Growing Concerns 562: Fertilizer, cocoa hulls and dogs

Early Spring!

Learn the rules of fertilizing, the gardener's game of numbers

 

Dear Janet,

I have a large perennial bed with 25 roses, columbine, daisies, coneflower, lilies, etc. You mentioned in a previous column to fertilize our beds with a 10-10-10 fertilizer. I was unable to find that ratio but purchased a 13-13-13, hoping that will be fine. What order do you propose with bed fertilizing, specifically rose fertilizing, and pre-emergent such as Preen for weed prevention? Is there any danger of overfertilizing if I start with the 13-13-13 and then after I prune my roses I apply the rose food to each individual bush?

K.F.

Dear K.F.,

Both 10-10-10 and 13-13-13 are 1-1-1 ratio fertilizers, meaning they contain balanced amounts of nitrogen, phosphorus and potassium. Without a soil test indicating specific deficiencies in your soil, either one will do as a guess. The difference is that 13-13-13 is more concentrated, supplying each nutrient in an amount equal to 13 percent of the package weight, as opposed to 10 percent of the weight. So for 200 square feet of mixed-species perennials I'd use four pounds of the 10-10-10 during the year but only three pounds of the 13-13-13.

An ideal program supplies fertilizer to each plant as it enters periods of active growth. To do this, fertilize each plant separately, starting as it begins growth and continuing at intervals during the season. For mixed-species beds full of plants with differing growth schedules, it's simpler to make one, early season, whole-bed application of a slow release product such as Once, Osmocote or an organic biosolid such as manure.

The fertilizer "39-Plus 13-13-13" is not a slow release product, so you should wait until most or all of the plants in the bed are growing before spreading the first dose of fertilizer.

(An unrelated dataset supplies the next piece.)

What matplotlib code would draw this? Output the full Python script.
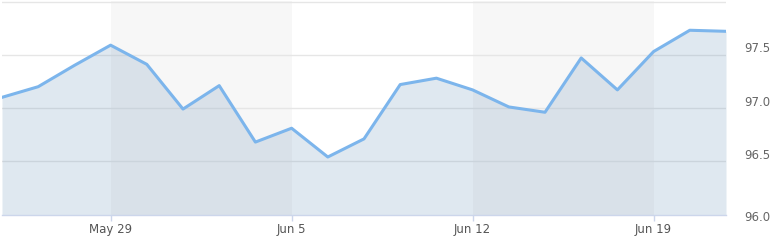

To do the best you can for a group of roses in a bed, don't start fertilizing until they show strong growth. If you use 13-13-13 or another quick-release product, split the annual dose into three or more portions, applying a bit every few weeks between late April and August.

Can you overdo it with 13-13-13 now and another fertilizer later? Yes. You can overdo anything if you don't do the math to figure out the annual dose. Roses are "heavy feeders" using up to twice as much fertilizer per year as a daylily or daisy. The annual dose for two hundred square feet of rose bed -- 25 roses spaced at three foot intervals -- can be twice what a mixed perennial bed of the same size would need. Set aside eight pounds of a 10-10-10 or six pounds of 13-13-13 to mete out to those roses. If you use a fertilizer with a first digit lower than 10 you'd use proportionately more of that product.

Short reports

Cocoa hulls dangerous to dogs

K.H. writes: "In your column you recommended cocoa beans for mulch. Please tell your readers that if they have dogs they should not use this where the dogs can get to it and eat it. At least as far as I have read, this can be poisonous to the dogs."

Cocoa bean hulls are used as mulch, K.H., not the beans themselves.

Dr. Bismack at Berkley Animal Clinic is always willing to help me and so looked into it for us. "My references say that deaths have been reported from animals eating cocoa hulls, though I haven't seen this problem myself. Cocoa hulls contain 0.2 to 3 percent theobromine. That could be a problem for a small dog. A larger dog might not have trouble but then it all depends on how much they eat. For instance your crazy dog, Janet..."

As a dog owner I know that any number of items in a garden are dangerous, including some mulches for chemical constituents, others as choking hazards, blood meal for nitrate, and various roots and leaves for toxins.  As with children in a garden, attention is what's most important.

Plant shortages this year

California nurseries have been quarantined to contain "sudden oak death" fungus, a disease that can reside on over 40 species of plants and kill very large oaks very quickly. California is a major plant producer so if your garden center promised you a certain plant and can't deliver, please have patience. The health of our oak forests is worth it.

 

Green thumbs up

to an early season attack on creeping Charlie, a.k.a. ground ivy or gill-over-the-ground, if it's running amok in your lawn or garden. After it flowers you'll lose your chance to use herbicides, as the plant develops a chemical resistant coating on its leaves later in the year.

 

Green thumbs down

to looking the other way while your new lawn goes down over hard packed soil, and just hoping it will all work out. It won't. Stop at an MSU Extension (in phone directories under County Government) for a bulletin on sodding or seeding a lawn, and make your contractor follow it!